Tuning	Memory Size per Node	Memory allocated to each worker node. See the same appendix for sizing guidance.

Method 2: Use PAI commands

Run the component by passing parameters to the regression_evaluation algorithm through a SQL Script component:

PAI -name regression_evaluation -project algo_public
    -DinputTableName=input_table
    -DyColName=y_col
    -DpredictionColName=prediction_col
    -DindexOutputTableName=index_output_table
    -DresidualOutputTableName=residual_output_table;

Parameter	Required	Default	Description
`inputTableName`	Yes	—	Name of the input table.
`inputTablePartitions`	No	Full table	Partitions to read from the input table. Omit to use the full table.
`yColName`	Yes	—	Column name containing the actual (observed) values. Must be numeric.
`predictionColName`	Yes	—	Column name containing the predicted values. Must be numeric.
`indexOutputTableName`	Yes	—	Name of the output table that stores regression metrics.
`residualOutputTableName`	Yes	—	Name of the output table that stores the residual histogram data.
`intervalNum`	No	100	Number of intervals (bins) in the residual histogram.
`lifecycle`	No	—	Retention period for the output tables. Must be a positive integer.
`coreNum`	No	System default	Number of CPU cores. Valid values: 1–9,999.
`memSizePerCore`	No	System default	Memory per core, in MB. Valid values: 1,024–65,536.

Output

The regression metrics output table (indexOutputTableName) is generated in JSON format and contains the following fields.

Regression metrics table

Metric	Description	Interpretation
`MSE`	Mean squared error	Lower is better. Penalizes large errors more than MAE due to squaring.
`RMSE`	Root mean square error	Lower is better. Expressed in the same unit as your target variable, making it easier to interpret than MSE.
`MAE`	Mean absolute error	Lower is better. The average magnitude of prediction errors, less sensitive to outliers than MSE.
`MAPE`	Mean absolute percentage error	Lower is better.
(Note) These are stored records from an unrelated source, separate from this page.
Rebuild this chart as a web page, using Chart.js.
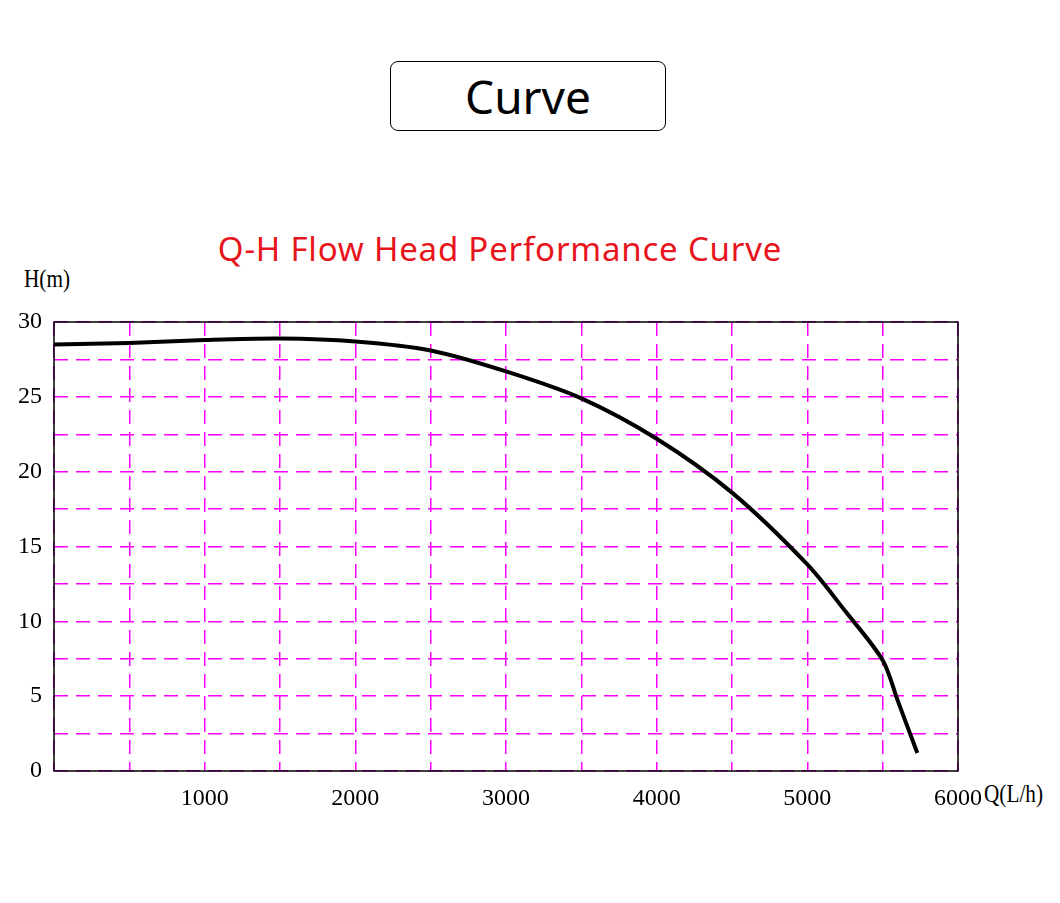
<!DOCTYPE html>
<html>
<head>
<meta charset="utf-8">
<script src="https://cdn.jsdelivr.net/npm/chart.js@4"></script>
<style>
  body { margin:0; width:1060px; height:903px; background:#fff; position:relative; overflow:hidden; font-family:"Noto Sans", sans-serif; }
  #wrap { position:absolute; left:0; top:0; width:1060px; height:903px; }
  .box { position:absolute; left:390px; top:61px; width:274px; height:68px; border:1.5px solid #000; border-radius:8px;
         font-size:46px; text-align:center; line-height:68px; color:#000; }
  .title { position:absolute; left:0; width:1000px; top:226px; text-align:center; color:#e8141c; font-size:33px; letter-spacing:0.8px; }
  .lbl { position:absolute; font-family:"Liberation Serif", serif; font-size:25px; color:#000; transform:scaleX(0.85); transform-origin:left top; }
</style>
</head>
<body>
<div class="box">Curve</div>
<div class="title">Q-H Flow Head Performance Curve</div>
<div class="lbl" style="left:24px;top:265px;">H(m)</div>
<div class="lbl" style="left:984px;top:780px;">Q(L/h)</div>
<div id="wrap"><canvas id="c" width="1060" height="903"></canvas></div>
<script>
"use strict";

// Q-H curve
const FLOW = [0, 500, 1000, 1500, 2000, 2500, 3000, 3500, 4000, 4500, 5000, 5250, 5500, 5600, 5730];
const HEAD = [28.5, 28.6, 28.8, 28.9, 28.7, 28.1, 26.7, 24.9, 22.2, 18.6, 13.8, 10.7, 7.4, 4.7, 1.2];
const X_LABELS = [1000, 2000, 3000, 4000, 5000, 6000];
const Y_LABELS = [0, 5, 10, 15, 20, 25, 30];

const tickFont = { family: "Liberation Serif", size: 24 };

const frame = {
  id: "frame",
  afterDraw(chart) {
    const a = chart.chartArea, ctx = chart.ctx;
    ctx.save();
    ctx.strokeStyle = "#000";
    ctx.lineWidth = 1.5;
    ctx.strokeRect(a.left, a.top, a.right - a.left, a.bottom - a.top);
    ctx.restore();
  }
};

new Chart(document.getElementById("c"), {
  type: "line",
  data: {
    datasets: [{
      data: FLOW.map((q, i) => ({ x: q, y: HEAD[i] })),
      borderColor: "#000", borderWidth: 4, pointRadius: 0, tension: 0.3, fill: false,
    }],
  },
  options: {
    responsive: false,
    animation: false,
    layout: { padding: { left: 0, top: 322, right: 102, bottom: 0 } },
    plugins: { legend: { display: false }, tooltip: { enabled: false } },
    scales: {
      x: {
        type: "linear", min: 0, max: 6000,
        afterFit: s => { s.height = 132; },
        grid: { color: "#ff00ff", lineWidth: 1.5, drawTicks: false },
        border: { display: false, dash: [14, 8] },
        ticks: {
          stepSize: 500, padding: 13, color: "#000", font: tickFont, maxRotation: 0, autoSkip: false,
          callback: v => X_LABELS.includes(v) ? String(v) : "",
        },
      },
      y: {
        min: 0, max: 30,
        afterFit: s => { s.width = 54; },
        grid: { color: "#ff00ff", lineWidth: 1.5, drawTicks: false },
        border: { display: false, dash: [14, 8] },
        ticks: {
          stepSize: 2.5, padding: 12, color: "#000", font: tickFont, autoSkip: false,
          callback: v => Y_LABELS.includes(v) ? String(v) : "",
        },
      },
    },
  },
  plugins: [frame],
});
</script>
</body>
</html>
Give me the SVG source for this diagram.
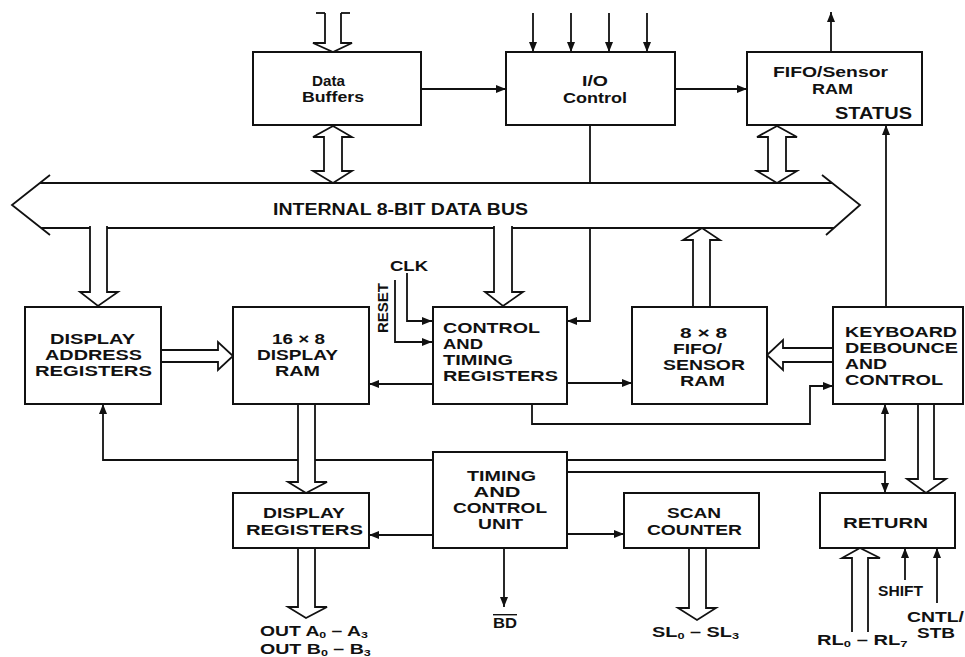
<svg xmlns="http://www.w3.org/2000/svg" width="965" height="657" viewBox="0 0 965 657">
<style>
.bx{fill:#fff;stroke:#111;stroke-width:2}
.ln{fill:none;stroke:#111;stroke-width:1.8}
.ar{marker-end:url(#ah)}
.ha{fill:#fff;stroke:#111;stroke-width:1.8;stroke-linejoin:miter}
.t{font-family:"Liberation Sans",Arial,sans-serif;font-weight:bold;font-size:14px;fill:#111}
.c{text-anchor:middle}
.sub{font-size:9px}
</style>
<defs>
<marker id="ah" markerUnits="userSpaceOnUse" markerWidth="10" markerHeight="8" refX="10" refY="4" orient="auto">
<path d="M0,0 L10,4 L0,8 z" fill="#111"/>
</marker>
</defs>
<rect width="965" height="657" fill="#fff"/>

<g id="connectors">
<!-- bus -->
<path class="ln" d="M50,175 L12,205 L50,235"/>
<path class="ln" d="M822,175 L860,205 L826,235"/>
<line class="ln" x1="40" y1="183" x2="832" y2="183"/>
<line class="ln" x1="41" y1="228" x2="834" y2="228"/>
<!-- simple lines -->
<line class="ln ar" x1="421" y1="89" x2="506" y2="89"/>
<line class="ln ar" x1="675" y1="89" x2="747" y2="89"/>
<line class="ln ar" x1="533" y1="13" x2="533" y2="52"/>
<line class="ln ar" x1="571" y1="13" x2="571" y2="52"/>
<line class="ln ar" x1="609" y1="13" x2="609" y2="52"/>
<line class="ln ar" x1="647" y1="13" x2="647" y2="52"/>
<line class="ln ar" x1="831" y1="52" x2="831" y2="12"/>
<line class="ln" x1="590" y1="125" x2="590" y2="183"/>
<path class="ln ar" d="M590,228 L590,321 L567,321"/>
<path class="ln ar" d="M407,273 L407,321 L432,321"/>
<path class="ln ar" d="M395,280 L395,342 L432,342"/>
<line class="ln ar" x1="433" y1="384" x2="369" y2="384"/>
<line class="ln ar" x1="567" y1="383" x2="632" y2="383"/>
<path class="ln ar" d="M532,404 L532,424 L810,424 L810,386 L833,386"/>
<line class="ln ar" x1="886" y1="308" x2="886" y2="125"/>
<path class="ln ar" d="M567,460 L885,460 L885,404"/>
<path class="ln ar" d="M567,472 L885,472 L885,493"/>
<path class="ln ar" d="M433,460 L103,460 L103,404"/>
<line class="ln ar" x1="433" y1="535" x2="369" y2="535"/>
<line class="ln ar" x1="567" y1="534" x2="624" y2="534"/>
<line class="ln ar" x1="504" y1="548" x2="504" y2="607"/>
<line class="ln ar" x1="905" y1="580" x2="905" y2="548"/>
<line class="ln ar" x1="937" y1="603" x2="937" y2="548"/>
<!-- hollow bus arrows -->
<path class="ha" d="M325,13 L325,43 L313,43 L333,52 L352,43 L341,43 L341,13"/>
<line class="ln" x1="316" y1="13" x2="325" y2="13"/>
<line class="ln" x1="341" y1="13" x2="350" y2="13"/>
<path class="ha" d="M324,137 L313,137 L333,126 L352,137 L342,137 L342,171 L352,171 L333,183 L313,171 L324,171 Z"/>
<path class="ha" d="M768,137 L757,137 L777,126 L797,137 L786,137 L786,171 L797,171 L777,183 L757,171 L768,171 Z"/>
<path class="ha" d="M90,226 L90,292 L80,292 L98,306 L118,292 L107,292 L107,226"/>
<path class="ha" d="M494,226 L494,292 L485,292 L503,306 L523,292 L512,292 L512,226"/>
<path class="ha" d="M693,308 L693,240 L683,240 L702,228 L720,240 L710,240 L710,308"/>
<path class="ha" d="M161,350 L218,350 L218,342 L233,356 L218,370 L218,362 L161,362"/>
<path class="ha" d="M833,348 L783,348 L783,340 L767,355 L783,370 L783,362 L833,362"/>
<path class="ha" d="M298,404 L298,482 L288,482 L306,493 L327,482 L315,482 L315,404"/>
<path class="ha" d="M298,548 L298,607 L288,607 L306,618 L327,607 L315,607 L315,548"/>
<path class="ha" d="M689,548 L689,608 L678,608 L697,620 L716,608 L706,608 L706,548"/>
<path class="ha" d="M918,404 L918,479 L907,479 L926,493 L946,479 L934,479 L934,404"/>
<path class="ha" d="M852,632 L852,558 L842,558 L860,548 L880,558 L868,558 L868,632"/>
</g>

<g id="bus-label">
<text class="t" x="273" y="215" style="font-size:16px" textLength="255" lengthAdjust="spacingAndGlyphs">INTERNAL 8-BIT DATA BUS</text>
</g>

<g id="data-buffers">
<rect class="bx" x="253" y="52" width="168" height="73"/>
<text class="t c" x="328.5" y="86" style="font-size:15px" textLength="33" lengthAdjust="spacingAndGlyphs">Data</text>
<text class="t c" x="333" y="102" style="font-size:15px" textLength="62" lengthAdjust="spacingAndGlyphs">Buffers</text>
</g>

<g id="io-control">
<rect class="bx" x="506" y="52" width="169" height="73"/>
<text class="t c" x="595" y="86" style="font-size:15px" textLength="26" lengthAdjust="spacingAndGlyphs">I/O</text>
<text class="t c" x="595" y="103" style="font-size:15px" textLength="64" lengthAdjust="spacingAndGlyphs">Control</text>
</g>

<g id="fifo-sensor-ram-status">
<rect class="bx" x="747" y="52" width="175" height="73"/>
<text class="t c" x="830.5" y="77" style="font-size:15px" textLength="115" lengthAdjust="spacingAndGlyphs">FIFO/Sensor</text>
<text class="t c" x="832.5" y="94" style="font-size:15px" textLength="41" lengthAdjust="spacingAndGlyphs">RAM</text>
<text class="t" x="835" y="119" style="font-size:16px" textLength="77" lengthAdjust="spacingAndGlyphs">STATUS</text>
</g>

<g id="display-address-registers">
<rect class="bx" x="25" y="307" width="136" height="97"/>
<text class="t c" x="92.5" y="344" textLength="85" lengthAdjust="spacingAndGlyphs">DISPLAY</text>
<text class="t c" x="93.5" y="360" textLength="97" lengthAdjust="spacingAndGlyphs">ADDRESS</text>
<text class="t c" x="93.5" y="376" textLength="117" lengthAdjust="spacingAndGlyphs">REGISTERS</text>
</g>

<g id="display-ram">
<rect class="bx" x="233" y="307" width="136" height="97"/>
<text class="t c" x="298.5" y="344" textLength="53" lengthAdjust="spacingAndGlyphs">16 × 8</text>
<text class="t c" x="297.5" y="360" textLength="81" lengthAdjust="spacingAndGlyphs">DISPLAY</text>
<text class="t c" x="297.5" y="376" textLength="45" lengthAdjust="spacingAndGlyphs">RAM</text>
</g>

<g id="clk-reset">
<text class="t" x="390" y="271" textLength="38" lengthAdjust="spacingAndGlyphs">CLK</text>
<text class="t c" transform="translate(388,308) rotate(-90)" x="0" y="0" textLength="50" lengthAdjust="spacingAndGlyphs">RESET</text>
</g>

<g id="control-timing-registers">
<rect class="bx" x="433" y="307" width="134" height="97"/>
<text class="t" x="443" y="333" textLength="97" lengthAdjust="spacingAndGlyphs">CONTROL</text>
<text class="t" x="443" y="349" textLength="40" lengthAdjust="spacingAndGlyphs">AND</text>
<text class="t" x="443" y="365" textLength="70" lengthAdjust="spacingAndGlyphs">TIMING</text>
<text class="t" x="443" y="381" textLength="115" lengthAdjust="spacingAndGlyphs">REGISTERS</text>
</g>

<g id="fifo-sensor-ram-8x8">
<rect class="bx" x="632" y="307" width="135" height="97"/>
<text class="t c" x="703.5" y="338" textLength="47" lengthAdjust="spacingAndGlyphs">8 × 8</text>
<text class="t c" x="697.5" y="354" textLength="49" lengthAdjust="spacingAndGlyphs">FIFO/</text>
<text class="t c" x="704" y="370" textLength="82" lengthAdjust="spacingAndGlyphs">SENSOR</text>
<text class="t c" x="702.5" y="386" textLength="45" lengthAdjust="spacingAndGlyphs">RAM</text>
</g>

<g id="keyboard-debounce-control">
<rect class="bx" x="833" y="307" width="130" height="97"/>
<text class="t" x="845" y="337" textLength="112" lengthAdjust="spacingAndGlyphs">KEYBOARD</text>
<text class="t" x="845" y="353" textLength="113" lengthAdjust="spacingAndGlyphs">DEBOUNCE</text>
<text class="t" x="845" y="369" textLength="42" lengthAdjust="spacingAndGlyphs">AND</text>
<text class="t" x="845" y="385" textLength="98" lengthAdjust="spacingAndGlyphs">CONTROL</text>
</g>

<g id="timing-control-unit">
<rect class="bx" x="433" y="452" width="134" height="96"/>
<text class="t c" x="501.5" y="481" textLength="69" lengthAdjust="spacingAndGlyphs">TIMING</text>
<text class="t c" x="497" y="497" textLength="47" lengthAdjust="spacingAndGlyphs">AND</text>
<text class="t c" x="500" y="513" textLength="94" lengthAdjust="spacingAndGlyphs">CONTROL</text>
<text class="t c" x="500.5" y="529" textLength="45" lengthAdjust="spacingAndGlyphs">UNIT</text>
</g>

<g id="display-registers">
<rect class="bx" x="233" y="493" width="136" height="55"/>
<text class="t c" x="304" y="518" textLength="82" lengthAdjust="spacingAndGlyphs">DISPLAY</text>
<text class="t c" x="304.5" y="535" textLength="117" lengthAdjust="spacingAndGlyphs">REGISTERS</text>
</g>

<g id="scan-counter">
<rect class="bx" x="624" y="493" width="135" height="55"/>
<text class="t c" x="694" y="518" textLength="54" lengthAdjust="spacingAndGlyphs">SCAN</text>
<text class="t c" x="694.5" y="535" textLength="95" lengthAdjust="spacingAndGlyphs">COUNTER</text>
</g>

<g id="return">
<rect class="bx" x="820" y="493" width="135" height="55"/>
<text class="t c" x="885.5" y="528" textLength="85" lengthAdjust="spacingAndGlyphs">RETURN</text>
</g>

<g id="signal-labels">
<text class="t" transform="translate(260,636) scale(1.38,1)">OUT A<tspan class="sub" dy="2">0</tspan><tspan dy="-2"> – A</tspan><tspan class="sub" dy="2">3</tspan></text>
<text class="t" transform="translate(260,654) scale(1.4,1)">OUT B<tspan class="sub" dy="2">0</tspan><tspan dy="-2"> – B</tspan><tspan class="sub" dy="2">3</tspan></text>
<text class="t" x="493" y="628" textLength="24" lengthAdjust="spacingAndGlyphs" text-decoration="overline">BD</text>
<text class="t" transform="translate(652,637) scale(1.42,1)">SL<tspan class="sub" dy="2">0</tspan><tspan dy="-2"> – SL</tspan><tspan class="sub" dy="2">3</tspan></text>
<text class="t" transform="translate(817,645) scale(1.44,1)">RL<tspan class="sub" dy="2">0</tspan><tspan dy="-2"> – RL</tspan><tspan class="sub" dy="2">7</tspan></text>
<text class="t" x="878" y="596" textLength="45" lengthAdjust="spacingAndGlyphs">SHIFT</text>
<text class="t" x="907" y="622" textLength="57" lengthAdjust="spacingAndGlyphs">CNTL/</text>
<text class="t" x="917" y="638" textLength="38" lengthAdjust="spacingAndGlyphs">STB</text>
</g>
</svg>
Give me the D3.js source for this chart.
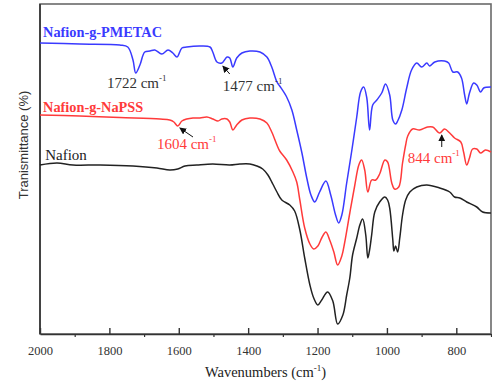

Expresses error as a percentage of actual values; useful when comparing models across different scales.
`MAD`	Mean absolute deviation	Lower is better.
`R2`	R-squared (coefficient of determination)	Measures the proportion of variance in the actual values explained by the model.
`R`	Coefficient of multiple correlations	Measures the correlation between actual and predicted values.
`SST`	Total sum of squares	The total variance in the actual values.
`SSE`	Sum of squared errors	The variance left unexplained by the model.
`SSR`	Sum of squares due to regression	The variance explained by the model. SST = SSE + SSR.
`count`	Row count	Number of rows used in the evaluation.
`yMean`	Mean of actual values	The arithmetic mean of the actual (observed) target values.
`predictionMean`	Mean of predicted values	The arithmetic mean of the model's predicted values.

Residual histogram table

The residual histogram table (residualOutputTableName) stores the distribution of prediction errors (residuals = actual − predicted) across the number of intervals specified with intervalNum.

How to read the residual histogram:

Symmetric, bell-shaped distribution centered near zero: The model's errors are random and well-distributed—a sign of a well-fitted model.
Skewed distribution: The model systematically over-predicts or under-predicts for a subset of inputs. Investigate whether feature engineering or model selection could reduce the bias.
Wide spread: Large residuals indicate high variance. Consider regularization or collecting more training data.